• _What you should do_
Print only the lines from the top of the data through the line with "import matplotlib.pyplot as plt", both included, skipping every picture.

• _Supplied material_
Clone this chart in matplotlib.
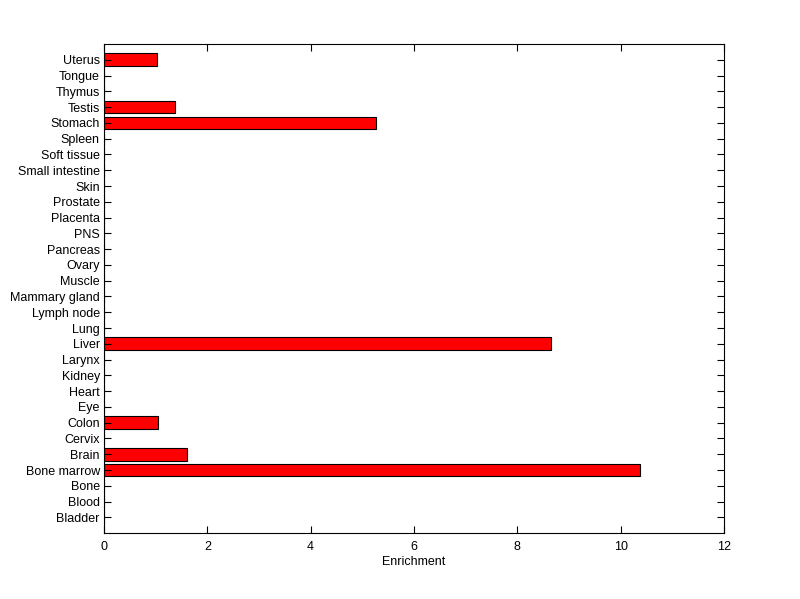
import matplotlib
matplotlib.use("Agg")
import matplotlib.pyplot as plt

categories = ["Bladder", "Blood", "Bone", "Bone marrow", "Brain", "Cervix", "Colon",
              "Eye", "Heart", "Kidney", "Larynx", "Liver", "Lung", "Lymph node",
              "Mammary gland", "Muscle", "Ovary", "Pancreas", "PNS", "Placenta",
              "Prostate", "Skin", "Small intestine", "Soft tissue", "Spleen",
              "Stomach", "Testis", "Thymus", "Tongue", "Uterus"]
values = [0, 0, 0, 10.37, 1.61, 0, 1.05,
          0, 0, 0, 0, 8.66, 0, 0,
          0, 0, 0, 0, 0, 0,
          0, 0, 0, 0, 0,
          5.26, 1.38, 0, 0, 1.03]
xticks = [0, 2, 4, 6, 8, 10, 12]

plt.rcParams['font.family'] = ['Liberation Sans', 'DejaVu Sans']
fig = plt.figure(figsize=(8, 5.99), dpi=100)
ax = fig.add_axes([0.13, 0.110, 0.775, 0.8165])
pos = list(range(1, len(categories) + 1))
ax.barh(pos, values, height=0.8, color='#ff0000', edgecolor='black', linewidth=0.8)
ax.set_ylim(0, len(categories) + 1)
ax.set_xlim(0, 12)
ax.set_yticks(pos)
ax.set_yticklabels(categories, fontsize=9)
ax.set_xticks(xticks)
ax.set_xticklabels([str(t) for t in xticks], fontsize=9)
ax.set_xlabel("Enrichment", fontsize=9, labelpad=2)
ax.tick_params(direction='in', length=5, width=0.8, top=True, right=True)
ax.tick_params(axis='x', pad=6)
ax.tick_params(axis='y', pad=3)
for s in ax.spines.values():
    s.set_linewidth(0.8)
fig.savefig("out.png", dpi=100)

• _Written response_
Clone this chart in matplotlib.
import matplotlib
matplotlib.use("Agg")
import matplotlib.pyplot as plt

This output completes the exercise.